* [Supplied data]:

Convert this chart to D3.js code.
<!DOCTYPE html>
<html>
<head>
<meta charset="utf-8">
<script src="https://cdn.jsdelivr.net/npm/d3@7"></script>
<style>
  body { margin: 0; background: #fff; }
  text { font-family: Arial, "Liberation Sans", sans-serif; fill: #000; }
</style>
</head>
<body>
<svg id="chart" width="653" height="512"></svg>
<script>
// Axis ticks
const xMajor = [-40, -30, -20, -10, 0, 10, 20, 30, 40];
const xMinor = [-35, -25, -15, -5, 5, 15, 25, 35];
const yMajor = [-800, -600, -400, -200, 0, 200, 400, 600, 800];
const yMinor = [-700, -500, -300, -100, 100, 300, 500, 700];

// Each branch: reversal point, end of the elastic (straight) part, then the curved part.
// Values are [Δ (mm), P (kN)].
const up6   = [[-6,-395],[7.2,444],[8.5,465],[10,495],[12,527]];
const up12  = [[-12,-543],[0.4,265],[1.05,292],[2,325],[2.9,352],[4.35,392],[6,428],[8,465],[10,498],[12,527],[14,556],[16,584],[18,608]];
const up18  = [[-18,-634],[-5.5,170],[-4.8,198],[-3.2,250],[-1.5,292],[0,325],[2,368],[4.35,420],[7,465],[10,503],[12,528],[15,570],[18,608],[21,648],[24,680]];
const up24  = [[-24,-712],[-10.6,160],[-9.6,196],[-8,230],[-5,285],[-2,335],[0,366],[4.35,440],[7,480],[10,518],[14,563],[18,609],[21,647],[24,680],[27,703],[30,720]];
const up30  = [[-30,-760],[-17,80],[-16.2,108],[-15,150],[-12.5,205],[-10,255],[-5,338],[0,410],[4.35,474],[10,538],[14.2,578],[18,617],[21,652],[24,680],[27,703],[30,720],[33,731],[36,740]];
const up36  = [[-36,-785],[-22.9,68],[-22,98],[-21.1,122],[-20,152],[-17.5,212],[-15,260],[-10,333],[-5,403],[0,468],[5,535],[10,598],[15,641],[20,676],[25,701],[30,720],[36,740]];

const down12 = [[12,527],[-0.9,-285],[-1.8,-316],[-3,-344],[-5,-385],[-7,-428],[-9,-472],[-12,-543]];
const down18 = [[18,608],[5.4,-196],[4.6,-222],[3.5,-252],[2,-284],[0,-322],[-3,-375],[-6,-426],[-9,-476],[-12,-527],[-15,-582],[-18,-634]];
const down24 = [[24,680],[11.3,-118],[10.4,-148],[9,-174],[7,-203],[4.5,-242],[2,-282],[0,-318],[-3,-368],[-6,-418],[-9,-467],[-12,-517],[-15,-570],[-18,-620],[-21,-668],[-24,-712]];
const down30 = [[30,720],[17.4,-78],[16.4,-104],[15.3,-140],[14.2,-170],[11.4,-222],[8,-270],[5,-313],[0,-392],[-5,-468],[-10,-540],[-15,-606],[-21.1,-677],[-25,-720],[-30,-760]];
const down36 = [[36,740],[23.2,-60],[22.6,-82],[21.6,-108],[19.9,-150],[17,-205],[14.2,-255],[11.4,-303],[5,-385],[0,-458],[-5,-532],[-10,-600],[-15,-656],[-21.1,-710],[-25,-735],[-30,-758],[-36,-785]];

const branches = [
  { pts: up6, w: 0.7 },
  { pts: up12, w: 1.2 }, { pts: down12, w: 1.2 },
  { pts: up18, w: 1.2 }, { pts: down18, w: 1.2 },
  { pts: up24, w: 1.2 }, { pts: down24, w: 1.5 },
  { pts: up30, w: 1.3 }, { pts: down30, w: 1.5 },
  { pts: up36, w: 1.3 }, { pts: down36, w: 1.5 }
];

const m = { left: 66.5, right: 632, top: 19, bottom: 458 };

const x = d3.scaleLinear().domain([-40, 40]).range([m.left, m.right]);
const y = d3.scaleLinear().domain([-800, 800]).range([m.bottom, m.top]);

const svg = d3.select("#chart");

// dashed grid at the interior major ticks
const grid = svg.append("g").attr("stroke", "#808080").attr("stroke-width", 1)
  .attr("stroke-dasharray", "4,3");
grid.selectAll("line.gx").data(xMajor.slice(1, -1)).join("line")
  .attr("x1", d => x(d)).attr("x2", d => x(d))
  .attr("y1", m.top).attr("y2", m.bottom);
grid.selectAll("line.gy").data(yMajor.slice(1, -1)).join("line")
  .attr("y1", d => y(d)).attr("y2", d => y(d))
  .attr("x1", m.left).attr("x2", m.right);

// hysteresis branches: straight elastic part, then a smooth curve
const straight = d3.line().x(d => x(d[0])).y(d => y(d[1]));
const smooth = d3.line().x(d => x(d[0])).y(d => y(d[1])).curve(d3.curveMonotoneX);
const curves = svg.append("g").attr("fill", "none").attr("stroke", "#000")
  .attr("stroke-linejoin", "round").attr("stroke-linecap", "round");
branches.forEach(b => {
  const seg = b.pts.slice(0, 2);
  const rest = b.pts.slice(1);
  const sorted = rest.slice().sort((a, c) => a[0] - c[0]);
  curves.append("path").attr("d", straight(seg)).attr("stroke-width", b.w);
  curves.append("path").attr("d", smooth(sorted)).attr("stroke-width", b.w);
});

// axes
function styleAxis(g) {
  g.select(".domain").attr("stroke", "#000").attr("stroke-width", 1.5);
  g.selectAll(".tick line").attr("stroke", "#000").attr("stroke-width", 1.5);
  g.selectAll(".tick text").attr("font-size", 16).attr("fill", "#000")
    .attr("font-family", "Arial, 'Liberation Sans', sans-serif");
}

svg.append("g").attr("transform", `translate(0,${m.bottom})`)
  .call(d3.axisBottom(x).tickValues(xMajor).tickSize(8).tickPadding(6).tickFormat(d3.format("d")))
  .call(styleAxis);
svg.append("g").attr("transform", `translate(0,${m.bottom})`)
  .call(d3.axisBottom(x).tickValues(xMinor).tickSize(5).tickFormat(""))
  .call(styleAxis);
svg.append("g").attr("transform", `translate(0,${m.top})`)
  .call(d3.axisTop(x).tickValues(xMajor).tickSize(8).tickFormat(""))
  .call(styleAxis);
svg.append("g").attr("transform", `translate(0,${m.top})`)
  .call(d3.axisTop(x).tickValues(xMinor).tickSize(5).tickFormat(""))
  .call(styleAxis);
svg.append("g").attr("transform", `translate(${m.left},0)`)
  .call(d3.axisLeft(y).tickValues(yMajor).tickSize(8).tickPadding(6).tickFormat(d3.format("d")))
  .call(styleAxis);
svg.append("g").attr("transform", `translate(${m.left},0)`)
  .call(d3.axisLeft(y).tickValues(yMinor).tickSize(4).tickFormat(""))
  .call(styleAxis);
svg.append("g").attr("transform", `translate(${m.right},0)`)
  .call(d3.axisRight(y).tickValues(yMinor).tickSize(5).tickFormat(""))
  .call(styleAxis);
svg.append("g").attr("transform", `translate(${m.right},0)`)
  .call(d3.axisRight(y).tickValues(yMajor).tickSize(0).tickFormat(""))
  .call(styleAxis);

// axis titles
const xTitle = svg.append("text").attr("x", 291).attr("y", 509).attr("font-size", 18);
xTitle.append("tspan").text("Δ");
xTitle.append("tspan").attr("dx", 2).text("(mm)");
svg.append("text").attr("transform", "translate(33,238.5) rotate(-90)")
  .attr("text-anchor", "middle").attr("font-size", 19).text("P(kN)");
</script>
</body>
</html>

* [Work required]: Every line of the data above should be copied exactly.

* [Finished exercise]:
Convert this chart to D3.js code.
<!DOCTYPE html>
<html>
<head>
<meta charset="utf-8">
<script src="https://cdn.jsdelivr.net/npm/d3@7"></script>
<style>
  body { margin: 0; background: #fff; }
  text { font-family: Arial, "Liberation Sans", sans-serif; fill: #000; }
</style>
</head>
<body>
<svg id="chart" width="653" height="512"></svg>
<script>
// Axis ticks
const xMajor = [-40, -30, -20, -10, 0, 10, 20, 30, 40];
const xMinor = [-35, -25, -15, -5, 5, 15, 25, 35];
const yMajor = [-800, -600, -400, -200, 0, 200, 400, 600, 800];
const yMinor = [-700, -500, -300, -100, 100, 300, 500, 700];

// Each branch: reversal point, end of the elastic (straight) part, then the curved part.
// Values are [Δ (mm), P (kN)].
const up6   = [[-6,-395],[7.2,444],[8.5,465],[10,495],[12,527]];
const up12  = [[-12,-543],[0.4,265],[1.05,292],[2,325],[2.9,352],[4.35,392],[6,428],[8,465],[10,498],[12,527],[14,556],[16,584],[18,608]];
const up18  = [[-18,-634],[-5.5,170],[-4.8,198],[-3.2,250],[-1.5,292],[0,325],[2,368],[4.35,420],[7,465],[10,503],[12,528],[15,570],[18,608],[21,648],[24,680]];
const up24  = [[-24,-712],[-10.6,160],[-9.6,196],[-8,230],[-5,285],[-2,335],[0,366],[4.35,440],[7,480],[10,518],[14,563],[18,609],[21,647],[24,680],[27,703],[30,720]];
const up30  = [[-30,-760],[-17,80],[-16.2,108],[-15,150],[-12.5,205],[-10,255],[-5,338],[0,410],[4.35,474],[10,538],[14.2,578],[18,617],[21,652],[24,680],[27,703],[30,720],[33,731],[36,740]];
const up36  = [[-36,-785],[-22.9,68],[-22,98],[-21.1,122],[-20,152],[-17.5,212],[-15,260],[-10,333],[-5,403],[0,468],[5,535],[10,598],[15,641],[20,676],[25,701],[30,720],[36,740]];

const down12 = [[12,527],[-0.9,-285],[-1.8,-316],[-3,-344],[-5,-385],[-7,-428],[-9,-472],[-12,-543]];
const down18 = [[18,608],[5.4,-196],[4.6,-222],[3.5,-252],[2,-284],[0,-322],[-3,-375],[-6,-426],[-9,-476],[-12,-527],[-15,-582],[-18,-634]];
const down24 = [[24,680],[11.3,-118],[10.4,-148],[9,-174],[7,-203],[4.5,-242],[2,-282],[0,-318],[-3,-368],[-6,-418],[-9,-467],[-12,-517],[-15,-570],[-18,-620],[-21,-668],[-24,-712]];
const down30 = [[30,720],[17.4,-78],[16.4,-104],[15.3,-140],[14.2,-170],[11.4,-222],[8,-270],[5,-313],[0,-392],[-5,-468],[-10,-540],[-15,-606],[-21.1,-677],[-25,-720],[-30,-760]];
const down36 = [[36,740],[23.2,-60],[22.6,-82],[21.6,-108],[19.9,-150],[17,-205],[14.2,-255],[11.4,-303],[5,-385],[0,-458],[-5,-532],[-10,-600],[-15,-656],[-21.1,-710],[-25,-735],[-30,-758],[-36,-785]];

const branches = [
  { pts: up6, w: 0.7 },
  { pts: up12, w: 1.2 }, { pts: down12, w: 1.2 },
  { pts: up18, w: 1.2 }, { pts: down18, w: 1.2 },
  { pts: up24, w: 1.2 }, { pts: down24, w: 1.5 },
  { pts: up30, w: 1.3 }, { pts: down30, w: 1.5 },
  { pts: up36, w: 1.3 }, { pts: down36, w: 1.5 }
];

const m = { left: 66.5, right: 632, top: 19, bottom: 458 };

const x = d3.scaleLinear().domain([-40, 40]).range([m.left, m.right]);
const y = d3.scaleLinear().domain([-800, 800]).range([m.bottom, m.top]);

const svg = d3.select("#chart");

// dashed grid at the interior major ticks
const grid = svg.append("g").attr("stroke", "#808080").attr("stroke-width", 1)
  .attr("stroke-dasharray", "4,3");
grid.selectAll("line.gx").data(xMajor.slice(1, -1)).join("line")
  .attr("x1", d => x(d)).attr("x2", d => x(d))
  .attr("y1", m.top).attr("y2", m.bottom);
grid.selectAll("line.gy").data(yMajor.slice(1, -1)).join("line")
  .attr("y1", d => y(d)).attr("y2", d => y(d))
  .attr("x1", m.left).attr("x2", m.right);

// hysteresis branches: straight elastic part, then a smooth curve
const straight = d3.line().x(d => x(d[0])).y(d => y(d[1]));
const smooth = d3.line().x(d => x(d[0])).y(d => y(d[1])).curve(d3.curveMonotoneX);
const curves = svg.append("g").attr("fill", "none").attr("stroke", "#000")
  .attr("stroke-linejoin", "round").attr("stroke-linecap", "round");
branches.forEach(b => {
  const seg = b.pts.slice(0, 2);
  const rest = b.pts.slice(1);
  const sorted = rest.slice().sort((a, c) => a[0] - c[0]);
  curves.append("path").attr("d", straight(seg)).attr("stroke-width", b.w);
  curves.append("path").attr("d", smooth(sorted)).attr("stroke-width", b.w);
});

// axes
function styleAxis(g) {
  g.select(".domain").attr("stroke", "#000").attr("stroke-width", 1.5);
  g.selectAll(".tick line").attr("stroke", "#000").attr("stroke-width", 1.5);
  g.selectAll(".tick text").attr("font-size", 16).attr("fill", "#000")
    .attr("font-family", "Arial, 'Liberation Sans', sans-serif");
}

svg.append("g").attr("transform", `translate(0,${m.bottom})`)
  .call(d3.axisBottom(x).tickValues(xMajor).tickSize(8).tickPadding(6).tickFormat(d3.format("d")))
  .call(styleAxis);
svg.append("g").attr("transform", `translate(0,${m.bottom})`)
  .call(d3.axisBottom(x).tickValues(xMinor).tickSize(5).tickFormat(""))
  .call(styleAxis);
svg.append("g").attr("transform", `translate(0,${m.top})`)
  .call(d3.axisTop(x).tickValues(xMajor).tickSize(8).tickFormat(""))
  .call(styleAxis);
svg.append("g").attr("transform", `translate(0,${m.top})`)
  .call(d3.axisTop(x).tickValues(xMinor).tickSize(5).tickFormat(""))
  .call(styleAxis);
svg.append("g").attr("transform", `translate(${m.left},0)`)
  .call(d3.axisLeft(y).tickValues(yMajor).tickSize(8).tickPadding(6).tickFormat(d3.format("d")))
  .call(styleAxis);
svg.append("g").attr("transform", `translate(${m.left},0)`)
  .call(d3.axisLeft(y).tickValues(yMinor).tickSize(4).tickFormat(""))
  .call(styleAxis);
svg.append("g").attr("transform", `translate(${m.right},0)`)
  .call(d3.axisRight(y).tickValues(yMinor).tickSize(5).tickFormat(""))
  .call(styleAxis);
svg.append("g").attr("transform", `translate(${m.right},0)`)
  .call(d3.axisRight(y).tickValues(yMajor).tickSize(0).tickFormat(""))
  .call(styleAxis);

// axis titles
const xTitle = svg.append("text").attr("x", 291).attr("y", 509).attr("font-size", 18);
xTitle.append("tspan").text("Δ");
xTitle.append("tspan").attr("dx", 2).text("(mm)");
svg.append("text").attr("transform", "translate(33,238.5) rotate(-90)")
  .attr("text-anchor", "middle").attr("font-size", 19).text("P(kN)");
</script>
</body>
</html>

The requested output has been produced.